The 'us_crime' dataset that we will use in this notebook is a processed version that contains 1594 records and 102 attributes, including the protected attribute that we will use in the attack. This protected attribute is a binary attribute that indicates whether the individual is white or non-white.

In [None]:
train_data = train['X'].copy()
train_data['group_a'] = train['group_a'].astype(int)

test_data = test['X'].copy()
test_data['group_a'] = test['group_a'].astype(int)

In [None]:
x_train = train_data.values
x_test = test_data.values

y_train = train['y'].values
y_test = test['y'].values

In [None]:
attack_feature = 101 # last column represents the sensitive attribute

### **Attribute inference attack - blackbox**

Now, we will perform a attack to infer the selected attribute using the `AttributeInferenceBlackBox` class from the `holisticai` library. This class, creates an object that uses an internal model to perform the attack. The internal model is trained on the same dataset used to train the target model to learn the attacked feature from the remaining features. This module assumes the availability of the attacked model's predictions for the samples under attack, in addition to the rest of the feature values. 

In [12]:
from holisticai.pipeline import Pipeline
from sklearn.tree import DecisionTreeRegressor

regressor = Pipeline(steps=[
    ('model', DecisionTreeRegressor())
])

regressor.fit(x_train, y_train)

# regressor = train_holisticai_regressor(x_train, y_train)
regressor = ScikitlearnRegressor(regressor)

attack = AttributeInferenceBlackBox(estimator=regressor, attack_feature=attack_feature, scale_range=(0,1))

pred = regressor.predict(x_train)

attack.fit(x_train, y_train, pred)

attack_x_test = np.delete(x_test, attack_feature, axis=1)

pred = regressor.predict(x_test)

feat_true = x_test[:, attack_feature]

values = [False, True]
feat_pred = attack.infer(attack_x_test, y_test, pred, values=values)

### **Measuring the attack success**

The success of the attack is measured by the accuracy of the inferred attribute.

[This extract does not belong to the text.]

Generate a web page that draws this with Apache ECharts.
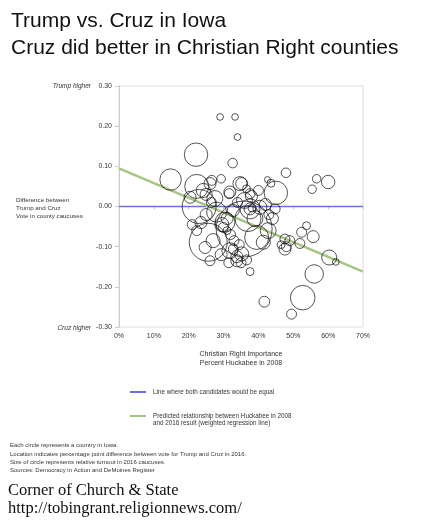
<!DOCTYPE html>
<html>
<head>
<meta charset="utf-8">
<script src="https://cdn.jsdelivr.net/npm/echarts@6/dist/echarts.min.js"></script>
<style>
  html, body { margin: 0; padding: 0; background: #fff; }
  #chart { width: 438px; height: 525px; }
</style>
</head>
<body>
<div id="chart"></div>
<script>
// percent Huckabee 2008 per county
var huckabee = [29.0, 33.3, 34.0, 22.1, 32.6, 14.8, 47.9, 42.6, 43.6, 45.0,
    56.7, 60.0, 55.4, 22.3, 26.6, 29.3, 35.2, 36.6, 31.6, 23.0,
    25.6, 35.9, 41.4, 47.6, 49.0, 52.4, 53.8, 55.7, 47.6, 51.9,
    60.3, 62.2, 56.0, 52.7, 41.7, 49.5, 37.6, 26.1, 24.7, 33.8,
    35.2, 36.6, 32.8, 29.9, 31.0, 22.3, 24.2, 26.1, 31.8, 34.7,
    37.6, 30.4, 31.0, 29.5, 37.6, 37.6, 38.2, 32.8, 28.0, 23.5,
    39.5, 42.8, 31.8, 33.8, 27.0, 40.4, 44.8, 42.0, 43.0, 39.0,
    27.5, 25.0, 20.4, 26.5, 34.0, 36.0, 38.0, 32.0, 33.0, 34.5,
    46.5, 48.0, 29.3, 31.5, 35.0, 44.0, 40.0, 25.0, 21.0, 37.0];
// Trump minus Cruz share, 2016
var margin = [0.223, 0.223, 0.173, 0.129, 0.108, 0.067, 0.084, 0.067, 0.058, 0.034,
    0.069, 0.061, 0.043, 0.050, 0.065, 0.069, 0.057, 0.044, 0.032, 0.000,
    -0.089, -0.056, -0.089, -0.081, -0.085, -0.064, -0.048, -0.075, -0.106, -0.092,
    -0.127, -0.138, -0.168, -0.227, -0.237, -0.268, -0.162, -0.135, -0.102, -0.135,
    -0.118, -0.133, -0.106, -0.052, -0.060, -0.060, 0.040, 0.057, 0.036, 0.057,
    0.032, -0.039, -0.030, -0.045, -0.006, -0.006, -0.004, -0.010, -0.014, -0.040,
    -0.077, -0.060, -0.110, -0.125, -0.085, -0.002, -0.006, 0.005, -0.020, -0.030,
    0.020, 0.030, 0.023, 0.010, 0.010, 0.015, 0.025, -0.070, -0.085, -0.095,
    -0.095, -0.100, -0.120, -0.140, -0.140, -0.030, 0.040, -0.020, -0.045, -0.030];
// relative caucus turnout (hundreds)
var turnout = [5, 5, 5, 61, 10, 51, 10, 4, 7, 61,
    8, 20, 8, 64, 11, 8, 16, 7, 11, 128,
    160, 348, 22, 11, 11, 11, 7, 16, 16, 11,
    25, 5, 38, 67, 13, 11, 7, 11, 16, 16,
    22, 11, 11, 11, 7, 11, 22, 16, 16, 22,
    11, 44, 16, 22, 44, 16, 7, 16, 44, 16,
    64, 28, 28, 16, 22, 22, 11, 16, 11, 28,
    28, 16, 16, 11, 11, 28, 16, 11, 11, 11,
    7, 11, 16, 11, 11, 16, 11, 16, 11, 75];

var lineX = [0, 70];
var equalY = [0, 0];
var regressionY = [0.095, -0.162];

var equalName = 'Line where both candidates would be equal';
var regName = 'Predicted relationship between Huckabee in 2008';

var notes = [
    'Each circle represents a country in Iowa.',
    'Location indicates percentage point difference between vote for Trump and Cruz in 2016.',
    'Size of circle represents relative turnout in 2016 caucuses.',
    'Sources: Democracy in Action and DeMoines Register'
];

var counties = [];
for (var i = 0; i < huckabee.length; i++) {
    counties.push([huckabee[i], margin[i], turnout[i]]);
}
var equalLine = [], regLine = [];
for (var j = 0; j < lineX.length; j++) {
    equalLine.push([lineX[j], equalY[j]]);
    regLine.push([lineX[j], regressionY[j]]);
}

var sans = '"Liberation Sans", Arial, sans-serif';
var gray = '#333';

var graphics = [
    { type: 'text', style: { text: 'Trump vs. Cruz in Iowa', x: 11, y: 21.5, font: '21px ' + sans, fill: '#111', verticalAlign: 'middle' } },
    { type: 'text', style: { text: 'Cruz did better in Christian Right counties', x: 11, y: 48.5, font: '21px ' + sans, fill: '#111', verticalAlign: 'middle' } },
    { type: 'text', style: { text: 'Trump higher', x: 91, y: 86, font: 'italic 6.5px ' + sans, fill: gray, align: 'right', verticalAlign: 'middle' } },
    { type: 'text', style: { text: 'Cruz higher', x: 91, y: 328, font: 'italic 6.5px ' + sans, fill: gray, align: 'right', verticalAlign: 'middle' } },
    { type: 'text', style: { text: 'Difference between\nTrump and Cruz\nVote in county caucuses', x: 16, y: 196, font: '6.2px ' + sans, lineHeight: 8.2, fill: gray } },
    { type: 'text', style: { text: 'and 2016 result (weighted regression line)', x: 153, y: 423.5, font: '6.3px ' + sans, fill: gray, verticalAlign: 'middle' } },
    { type: 'text', style: { text: notes.join('\n'), x: 10, y: 441.6, font: '6px ' + sans, lineHeight: 8.2, fill: gray } },
    { type: 'text', style: { text: 'Corner of Church & State', x: 8, y: 490.5, font: '16.5px "Liberation Serif", serif', fill: '#111', verticalAlign: 'middle' } },
    { type: 'text', style: { text: 'http://tobingrant.religionnews.com/', x: 8, y: 508.5, font: '16.5px "Liberation Serif", serif', fill: '#111', verticalAlign: 'middle' } }
];

var chart = echarts.init(document.getElementById('chart'), null, { renderer: 'canvas' });
chart.setOption({
    animation: false,
    backgroundColor: '#fff',
    textStyle: { fontFamily: sans },
    grid: { left: 119, top: 86, width: 244, height: 241, show: true, borderColor: '#ddd', borderWidth: 1 },
    legend: [
        { data: [equalName], left: 130, top: 389, padding: 0, itemWidth: 16, itemHeight: 2, itemGap: 0, icon: 'rect',
          textStyle: { fontSize: 6.3, color: gray, padding: [0, 0, 0, 2] }, selectedMode: false },
        { data: [regName], left: 130, top: 413, padding: 0, itemWidth: 16, itemHeight: 2, itemGap: 0, icon: 'rect',
          textStyle: { fontSize: 6.3, color: gray, padding: [0, 0, 0, 2] }, selectedMode: false }
    ],
    xAxis: {
        type: 'value', min: 0, max: 70, interval: 10,
        name: 'Christian Right Importance\nPercent Huckabee in 2008',
        nameLocation: 'middle', nameGap: 23,
        nameTextStyle: { fontSize: 7, color: gray, lineHeight: 9 },
        axisLine: { lineStyle: { color: '#ccc' } },
        axisTick: { show: true, length: 3, lineStyle: { color: '#ccc' } },
        axisLabel: { formatter: '{value}%', fontSize: 7, color: gray, margin: 6 },
        splitLine: { show: false }
    },
    yAxis: {
        type: 'value', min: -0.3, max: 0.3, interval: 0.1,
        axisLine: { show: true, lineStyle: { color: '#ccc' } },
        axisTick: { show: true, length: 4, lineStyle: { color: '#ccc' } },
        axisLabel: { formatter: function (v) { return v.toFixed(2); }, fontSize: 7, color: gray, margin: 7 },
        splitLine: { show: false }
    },
    graphic: graphics,
    series: [
        {
            name: equalName, type: 'line', data: equalLine, symbol: 'none', z: 1,
            lineStyle: { color: '#6f6fe0', width: 1.5 }, itemStyle: { color: '#6f6fe0' }
        },
        {
            name: regName, type: 'line', data: regLine, symbol: 'none', z: 1,
            lineStyle: { color: '#a6c583', width: 2.5 }, itemStyle: { color: '#a6c583' }
        },
        {
            name: 'Counties', type: 'scatter', data: counties, z: 3,
            symbolSize: function (v) { return 3 * Math.sqrt(v[2]); },
            itemStyle: { color: 'rgba(0,0,0,0)', borderColor: '#111', borderWidth: 0.9 },
            emphasis: { disabled: true }
        }
    ]
});
</script>
</body>
</html>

The accuracy is calculated as the ratio of the correctly inferred attributes to the total number of data records. This can be done by using traditional classification metrics such as accuracy, precision, recall, and F1-score. For our case, we will use the `classification_efficacy_metrics` function from the `holisticai` library to calculate these metrics.

In [13]:
from holisticai.efficacy.metrics import classification_efficacy_metrics

classification_efficacy_metrics(feat_true, feat_pred)

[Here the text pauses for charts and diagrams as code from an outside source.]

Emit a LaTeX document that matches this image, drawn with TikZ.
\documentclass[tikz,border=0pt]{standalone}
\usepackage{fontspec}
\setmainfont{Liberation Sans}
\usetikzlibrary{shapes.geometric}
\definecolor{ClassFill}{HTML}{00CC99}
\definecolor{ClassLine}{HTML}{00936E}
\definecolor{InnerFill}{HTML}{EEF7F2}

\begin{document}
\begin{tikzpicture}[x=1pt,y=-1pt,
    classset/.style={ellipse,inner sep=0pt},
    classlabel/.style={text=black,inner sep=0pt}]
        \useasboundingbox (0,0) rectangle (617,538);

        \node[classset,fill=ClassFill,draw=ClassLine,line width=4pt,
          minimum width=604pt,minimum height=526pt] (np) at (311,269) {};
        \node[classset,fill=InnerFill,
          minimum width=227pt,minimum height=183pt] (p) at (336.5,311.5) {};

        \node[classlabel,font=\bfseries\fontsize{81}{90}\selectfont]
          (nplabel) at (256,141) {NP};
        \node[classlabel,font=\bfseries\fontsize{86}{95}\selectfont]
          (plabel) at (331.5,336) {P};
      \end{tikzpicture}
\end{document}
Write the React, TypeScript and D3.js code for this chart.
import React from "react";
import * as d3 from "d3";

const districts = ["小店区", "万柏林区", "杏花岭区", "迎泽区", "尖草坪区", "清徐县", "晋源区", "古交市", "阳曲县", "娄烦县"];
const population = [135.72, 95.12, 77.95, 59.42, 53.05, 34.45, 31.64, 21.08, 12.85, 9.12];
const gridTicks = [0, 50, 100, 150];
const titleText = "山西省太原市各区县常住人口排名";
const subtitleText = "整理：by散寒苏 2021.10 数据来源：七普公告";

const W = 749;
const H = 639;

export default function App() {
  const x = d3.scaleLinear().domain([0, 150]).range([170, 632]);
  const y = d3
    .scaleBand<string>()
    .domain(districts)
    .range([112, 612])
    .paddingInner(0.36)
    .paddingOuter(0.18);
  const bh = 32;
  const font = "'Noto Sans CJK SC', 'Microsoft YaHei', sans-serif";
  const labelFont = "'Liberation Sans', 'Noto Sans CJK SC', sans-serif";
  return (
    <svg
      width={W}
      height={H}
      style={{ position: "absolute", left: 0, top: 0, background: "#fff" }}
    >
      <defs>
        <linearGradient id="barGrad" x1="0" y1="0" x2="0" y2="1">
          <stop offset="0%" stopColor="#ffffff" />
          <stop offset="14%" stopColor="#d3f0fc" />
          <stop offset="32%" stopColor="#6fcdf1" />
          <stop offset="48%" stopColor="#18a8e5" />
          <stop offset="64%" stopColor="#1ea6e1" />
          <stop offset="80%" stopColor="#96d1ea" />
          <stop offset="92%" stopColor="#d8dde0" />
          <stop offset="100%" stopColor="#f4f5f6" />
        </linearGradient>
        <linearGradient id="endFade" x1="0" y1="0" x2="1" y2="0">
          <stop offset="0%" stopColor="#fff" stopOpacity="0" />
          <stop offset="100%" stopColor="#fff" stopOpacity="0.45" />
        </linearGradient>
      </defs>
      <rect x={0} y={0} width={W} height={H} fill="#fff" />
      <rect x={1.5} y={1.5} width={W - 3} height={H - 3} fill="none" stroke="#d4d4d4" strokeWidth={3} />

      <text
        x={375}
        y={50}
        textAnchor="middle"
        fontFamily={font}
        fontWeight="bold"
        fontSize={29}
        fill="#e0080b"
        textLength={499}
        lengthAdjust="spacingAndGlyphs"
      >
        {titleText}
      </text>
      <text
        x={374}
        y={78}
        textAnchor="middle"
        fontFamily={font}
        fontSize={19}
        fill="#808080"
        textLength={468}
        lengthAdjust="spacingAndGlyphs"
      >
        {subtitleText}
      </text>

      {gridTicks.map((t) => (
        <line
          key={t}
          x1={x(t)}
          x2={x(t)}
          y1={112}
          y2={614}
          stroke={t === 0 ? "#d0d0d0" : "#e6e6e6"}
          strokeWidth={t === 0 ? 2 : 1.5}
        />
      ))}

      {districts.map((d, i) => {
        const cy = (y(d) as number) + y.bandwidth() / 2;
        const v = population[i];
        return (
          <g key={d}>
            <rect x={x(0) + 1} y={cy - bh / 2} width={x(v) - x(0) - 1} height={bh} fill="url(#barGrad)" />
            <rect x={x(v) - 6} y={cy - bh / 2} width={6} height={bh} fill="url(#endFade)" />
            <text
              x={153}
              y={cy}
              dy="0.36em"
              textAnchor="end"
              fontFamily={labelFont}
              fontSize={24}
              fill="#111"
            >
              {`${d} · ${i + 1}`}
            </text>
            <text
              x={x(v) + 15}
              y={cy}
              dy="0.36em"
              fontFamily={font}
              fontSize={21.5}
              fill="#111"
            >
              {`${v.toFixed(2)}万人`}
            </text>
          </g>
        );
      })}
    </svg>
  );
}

Unnamed: 0_level_0,Value,Reference
Metric,Unnamed: 1_level_1,Unnamed: 2_level_1
Accuracy,0.969925,1
Balanced Accuracy,0.927434,1
Precision,0.976676,1
Recall,0.988201,1
F1-Score,0.982405,1


As we can see, our attack achieved an accuracy of 0.969, which means that the attack was able to infer the 'group_a' attribute with an accuracy of 96.9%, which is a high accuracy. This demonstrates the vulnerability of the model to attribute inference attacks and the importance of protecting sensitive attributes in the data.